Nancy Charles@cancelwok3
Conversion to Christ is not the end of suffering. It’s the beginning of suffering with extraordinary meaning and purpose.
You don’t go from the first picture (Before Christ) to the second picture (After Christ) without suffering.
In some ways the suffering has become even more challenging at times… that’s sort of just how healing works.
Healing is a complete reordering of the human person back to Christ.
Reordering is painful.
Christ’s mercy is a dismantling of the false self.
It can be extremely painful at times.
Thats the Christian life though. It can be brutal, but it is also devastatingly beautiful. The difference now is not that I dont suffer anymore; it’s that suffering becomes purposeful because it’s ordered towards the highest Good.
We still suffer, and sometimes even a great deal. But it’s nothing like suffering apart from Him. He’s everything.
I used to claim my identity through a million different “I ams.”
“I am trans.”
“I am gay.”
“I am….”
All of these identity claims were, for me, actually just deep attempts to escape suffering. Attempts that actually led to significantly more suffering in the long run, because whenever our identity continues to fracture away from God, disorder multiplies.
The difference now is that I am a daughter of the Most High.
That’s the shift.
Living in the truth of who I am as God made me.
That’s the dismantling.
That’s the work.
Tearing down the altars of self.
The heaviness and darkness of this world is too much to carry on our own.
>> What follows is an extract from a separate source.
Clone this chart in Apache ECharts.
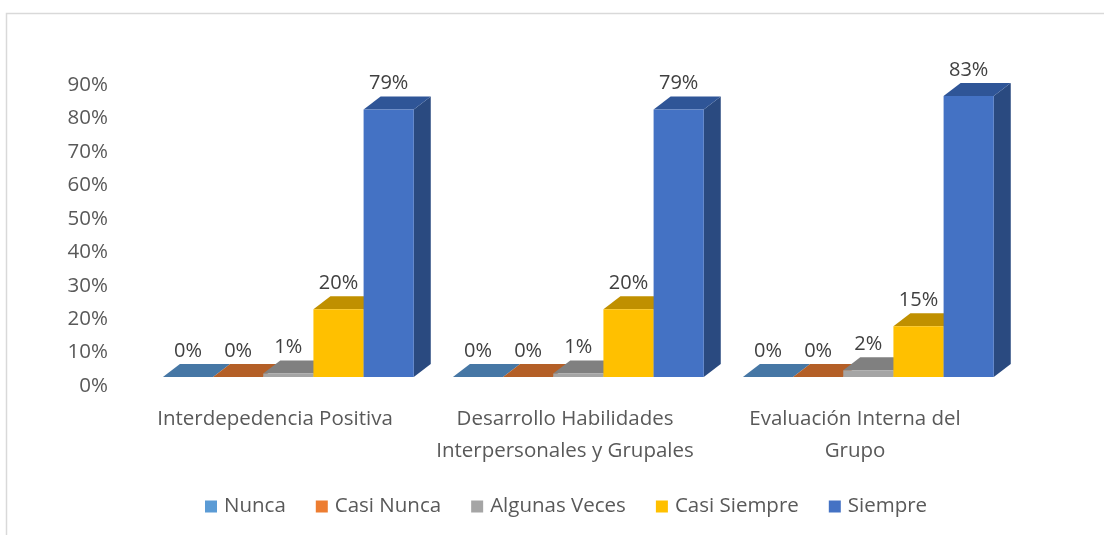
<!DOCTYPE html>
<html>
<head>
<meta charset="utf-8">
<script src="https://cdn.jsdelivr.net/npm/echarts@6/dist/echarts.min.js"></script>
<style>
  html, body { margin: 0; padding: 0; background: #fff; }
  #chart-container { width: 1104px; height: 535px; }
</style>
</head>
<body>
<div id="chart-container"></div>
<script>
// data
const categories = ['Interdepedencia Positiva', 'Desarrollo Habilidades\nInterpersonales y Grupales', 'Evaluación Interna del\nGrupo'];
const nunca = [0, 0, 0];
const casiNunca = [0, 0, 0];
const algunasVeces = [1, 1, 2];
const casiSiempre = [20, 20, 15];
const siempre = [79, 79, 83];
const yTicks = [0, 10, 20, 30, 40, 50, 60, 70, 80, 90];

const seriesDefs = [
  { name: 'Nunca', data: nunca, front: '#5B9BD5', top: '#4677A5', side: '#3D6A94' },
  { name: 'Casi Nunca', data: casiNunca, front: '#ED7D31', top: '#B45F27', side: '#AE5A21' },
  { name: 'Algunas Veces', data: algunasVeces, front: '#A5A5A5', top: '#808080', side: '#787878' },
  { name: 'Casi Siempre', data: casiSiempre, front: '#FFC000', top: '#C09000', side: '#B38600' },
  { name: 'Siempre', data: siempre, front: '#4472C4', top: '#2F5597', side: '#2A4A80' }
];

const FONT = '"Open Sans"';

const chartContainer = document.getElementById('chart-container');
const myChart = echarts.init(chartContainer, null, { renderer: 'canvas' });

// fake 3D column: right side, top face, front face + value label
function make3d(idx, def) {
  return function (params, api) {
    const cat = api.value(0);
    const v = api.value(1);
    const base = api.coord([cat, 0]);
    const top = api.coord([cat, v]);
    const band = api.size([1, 0])[0];
    const w = band * 0.173;
    const x0 = base[0] + band * 0.046 - 2.5 * w + idx * w;
    const x1 = x0 + w;
    const yb = base[1] - 9;
    const yt = yb - (base[1] - top[1]) * 1.012;
    const dx = 17, dy = -13;
    return {
      type: 'group',
      children: [
        { type: 'polygon', shape: { points: [[x1, yb], [x1 + dx, yb + dy], [x1 + dx, yt + dy], [x1, yt]] }, style: { fill: def.side } },
        { type: 'polygon', shape: { points: [[x0, yt], [x0 + dx, yt + dy], [x1 + dx, yt + dy], [x1, yt]] }, style: { fill: def.top } },
        { type: 'rect', shape: { x: x0, y: yt, width: w, height: yb - yt }, style: { fill: def.front } },
        {
          type: 'text',
          x: (x0 + x1) / 2, y: yt - 26,
          style: {
            text: v + '%', fill: '#404040', font: '20px ' + FONT,
            align: 'center', verticalAlign: 'middle'
          }
        }
      ]
    };
  };
}

let option = {
  animation: false,
  backgroundColor: '#fff',
  textStyle: { fontFamily: 'Open Sans' },
  graphic: [{
    type: 'rect', left: 4, top: 11, silent: true,
    shape: { width: 1200, height: 600 },
    style: { fill: 'none', stroke: '#D9D9D9', lineWidth: 1.5 }
  }],
  legend: {
    left: 205, top: 496, padding: 0,
    itemWidth: 12, itemHeight: 12, itemGap: 30,
    icon: 'rect',
    textStyle: { color: '#595959', fontSize: 20.5, fontFamily: 'Open Sans', padding: [0, 0, 0, 2] },
    data: seriesDefs.map(d => d.name)
  },
  grid: { left: 130, right: 104, top: 85, bottom: 149 },
  xAxis: {
    type: 'category',
    data: categories,
    axisLine: { show: false },
    axisTick: { show: false },
    axisLabel: { color: '#595959', fontSize: 20.5, margin: 17, lineHeight: 32, interval: 0 }
  },
  yAxis: {
    type: 'value',
    min: yTicks[0], max: yTicks[yTicks.length - 1], interval: 10,
    splitLine: { show: false },
    axisLine: { show: false },
    axisLabel: { color: '#595959', fontSize: 20.5, margin: 22, formatter: '{value}%' }
  },
  series: seriesDefs.map((d, i) => ({
    name: d.name,
    type: 'custom',
    itemStyle: { color: d.front },
    renderItem: make3d(i, d),
    data: d.data.map((v, j) => [j, v])
  }))
};

if (option && typeof option === 'object') {
  myChart.setOption(option);
}
window.addEventListener('resize', myChart.resize);
</script>
</body>
</html>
Without Christ, it warps us and the soul continues to turn in on itself as a desperate attempt to find meaning and purpose.
That was one of the things I didn’t understand when I was living out in the world and apart from Christ.
The whole problem of the world is a constant turning towards the self for the answers.
I couldn’t understand why it always felt as though the very gates of hell were pressing in on me.
I didn’t know who Christ was. Thus I didn’t know who I was.
It’s painful to not know who you are, yes… but that pain, when managed by a soul that turns in on itself, becomes something that spiritually disfigures us.
It wasn’t until I looked to Christ that I finally found the truth about myself. And that’s a painful process too, but it’s a pain that restores not destroys.
The suffering is not the problem. The problem is when you reject the only person who is actually capable of helping you carry that suffering well.
Jesus Christ.
You stop thinking that to be loved by Christ means to not suffer, and instead you begin to willingly accept suffering for the sake of finding Him continuously in it.
That’s what my life has ultimately become since my conversion….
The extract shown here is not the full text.